Covalent-Hydrogen Bond Interface Design for Low Heat Generating, High Wear-Resistant, and Tear-Resistant Rubber

This study proposes a novel interface design strategy that simultaneously constructs covalent bonds and octuple hydrogen bonds at the interface between epoxidized natural rubber (ENR) and silica, synergistically enhancing the mechanical properties and dynamic durability of the composite material. To address issues such as poor dispersion of silica filler and weak interfacial bonding, the silica surface was epoxidized using γ-glycidoxypropyltrimethoxysilane (KH560) to create ESilica. A multifunctional hydrogen bond donor/acceptor cross-linker (dCB) was designed to react simultaneously with both ENR and ESilica, forming a hybrid composite interface structure incorporating both covalent bonds and dynamic hydrogen bonds. Experimental results demonstrate that, with the addition of 3 phr dCB, the tensile strength of the composite increased from 24.78 to 31.51 MPa, the fracture toughness rose from 66.95 MJ/m³ to 102.31 MJ/m³, the tear resistance improved by 70.24%, the wear resistance increased by 23.51%, and the compression heat buildup decreased by 27.2%, alongside significant enhancement in fatigue resistance.
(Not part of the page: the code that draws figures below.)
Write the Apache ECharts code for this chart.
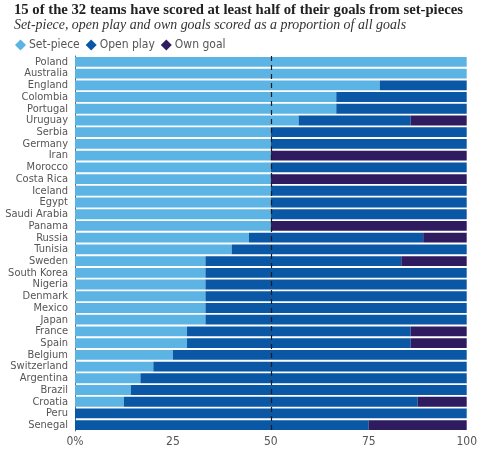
<!DOCTYPE html>
<html><head><meta charset="utf-8">
<script src="https://cdn.jsdelivr.net/npm/echarts@6/dist/echarts.min.js"></script>
<style>html,body{margin:0;padding:0;background:#fff}#c{width:480px;height:449px}</style>
</head><body><div id="c"></div>
<script>
const teams = ["Poland","Australia","England","Colombia","Portugal","Uruguay","Serbia","Germany","Iran","Morocco","Costa Rica","Iceland","Egypt","Saudi Arabia","Panama","Russia","Tunisia","Sweden","South Korea","Nigeria","Denmark","Mexico","Japan","France","Spain","Belgium","Switzerland","Argentina","Brazil","Croatia","Peru","Senegal"];
const setPiece = [100,100,77.8,66.7,66.7,57.1,50,50,50,50,50,50,50,50,50,44.4,40,33.3,33.3,33.3,33.3,33.3,33.3,28.6,28.6,25,20,16.7,14.3,12.5,0,0];
const openPlay = [0,0,22.2,33.3,33.3,28.6,50,50,0,50,0,50,50,50,0,44.5,60,50,66.7,66.7,66.7,66.7,66.7,57.1,57.1,75,80,83.3,85.7,75,100,75];
const ownGoal = [0,0,0,0,0,14.3,0,0,50,0,50,0,0,0,50,11.1,0,16.7,0,0,0,0,0,14.3,14.3,0,0,0,0,12.5,0,25];
const xTicks = ["0%","25","50","75","100"];

const chart = echarts.init(document.getElementById('c'));
const sans = "'Liberation Sans Narrow','DejaVu Sans Condensed','Roboto',sans-serif";
const serif = "'Liberation Serif','DejaVu Serif',serif";
const mk = (name, data, color) => ({
  name, type: 'bar', stack: 'all', data, barCategoryGap: '16%',
  itemStyle: { color }, emphasis: { disabled: true }
});
const s3 = mk('Own goal', ownGoal, '#2f1b5f');
const s1 = mk('Set-piece', setPiece, '#5bb4e3');
s1.markLine = {
  silent: true, symbol: ['none','none'], z: 10,
  label: { show: false },
  lineStyle: { color: '#1a1a1a', type: [5,4], width: 1.2 },
  data: [{ xAxis: 50 }]
};
chart.setOption({
  animation: false,
  backgroundColor: '#fff',
  title: {
    text: '15 of the 32 teams have scored at least half of their goals from set-pieces',
    subtext: 'Set-piece, open play and own goals scored as a proportion of all goals',
    left: 9, top: -2, itemGap: 0,
    textStyle: { fontFamily: serif, fontSize: 14.7, fontWeight: 'bold', color: '#222' },
    subtextStyle: { fontFamily: serif, fontSize: 13.9, fontStyle: 'italic', color: '#333' }
  },
  legend: {
    left: 10, top: 34, icon: 'diamond', itemWidth: 11, itemHeight: 11, itemGap: 6,
    textStyle: { fontFamily: sans, fontSize: 12, color: '#555', padding: [0,0,0,-2] },
    data: ['Set-piece','Open play','Own goal']
  },
  grid: { left: 75, right: 11, top: 56, bottom: 18, containLabel: false },
  xAxis: {
    type: 'value', min: 0, max: 100, interval: 25,
    axisLine: { show: false }, axisTick: { show: false }, splitLine: { show: false },
    axisLabel: { fontFamily: sans, fontSize: 12, color: '#555', margin: 5,
      formatter: (v) => xTicks[Math.round(v / 25)] }
  },
  yAxis: {
    type: 'category', data: teams, inverse: true,
    axisLine: { show: true, lineStyle: { color: '#666', width: 1 } },
    axisTick: { show: false },
    axisLabel: { interval: 0, fontFamily: sans, fontSize: 11, color: '#555', margin: 7 }
  },
  series: [s1, mk('Open play', openPlay, '#0a57a5'), s3]
});
</script></body></html>
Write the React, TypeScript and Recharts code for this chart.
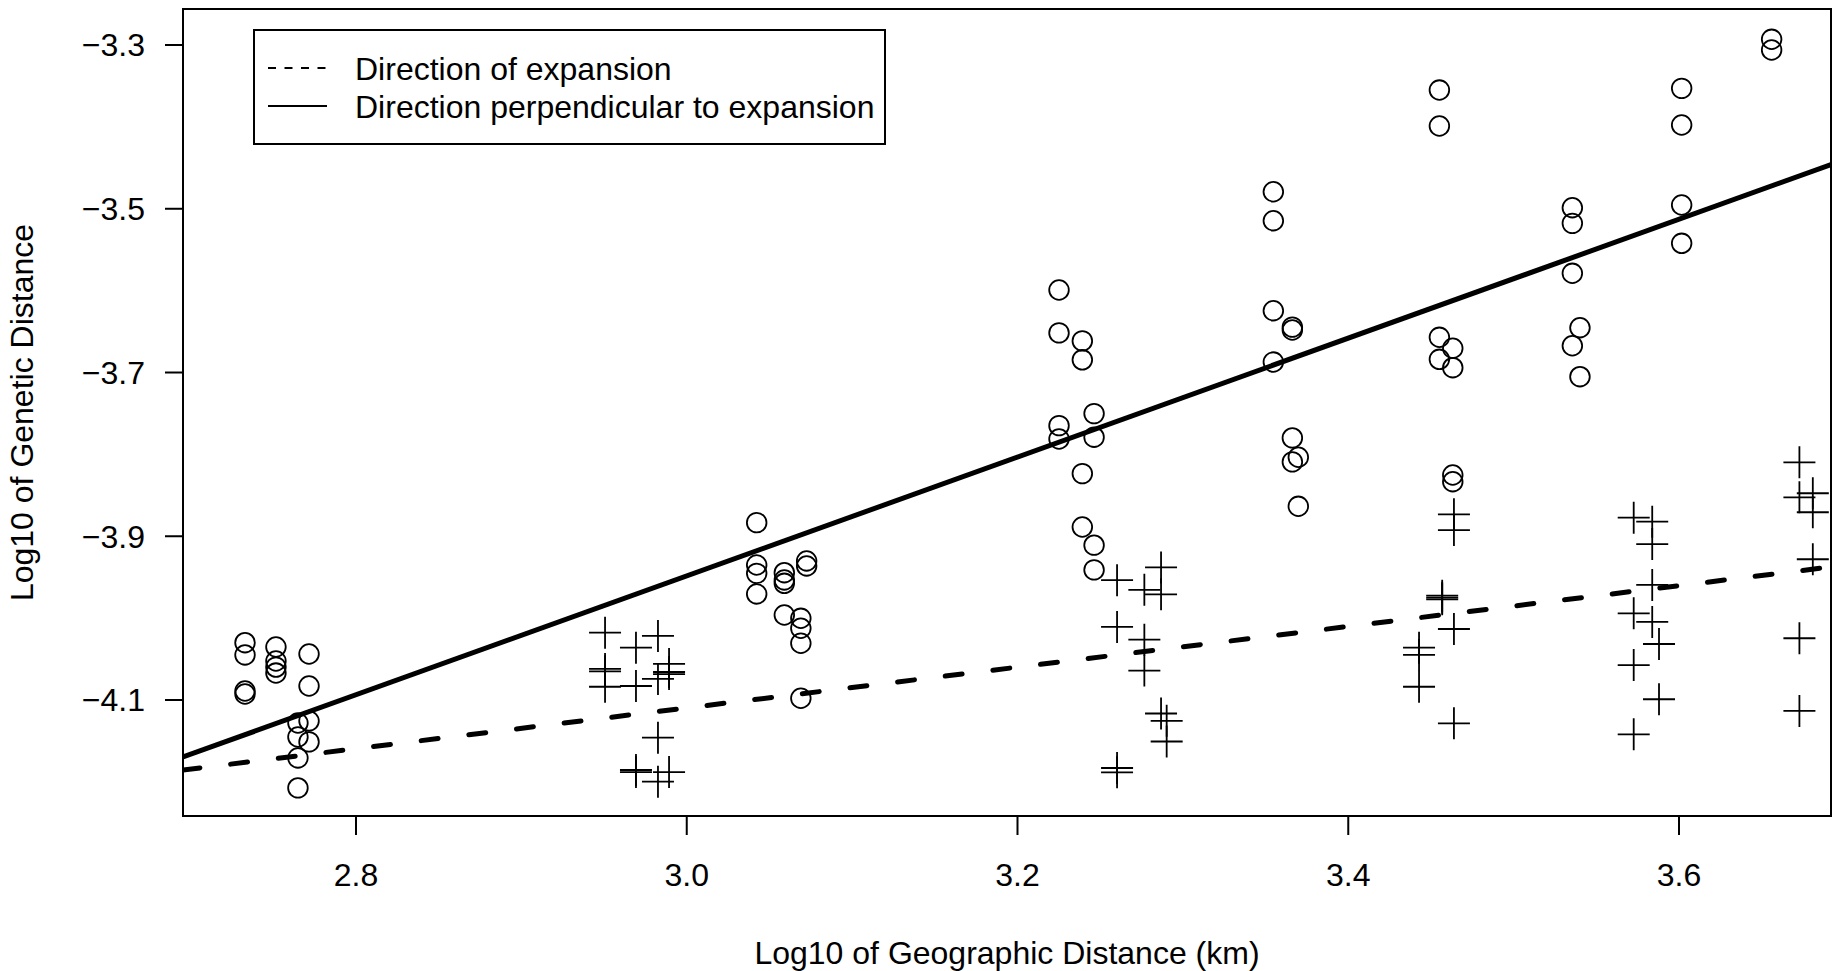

The performance improvement stems from covalent bonds providing high-strength interfacial bonding, while the octuple hydrogen bonds dissipate energy through a reversible break/reform mechanism, suppressing crack propagation and heat accumulation, and endowing the material with a degree of self-recovery capability. This composite interfacial structure effectively disperses stress through hierarchical fracture mechanisms, substantially boosting the mechanical properties and dynamic durability of the rubber composite. This work provides an important scientific foundation and practical solution for developing next-generation green rubber composites characterized by low heat generation, high wear resistance, and extended service life.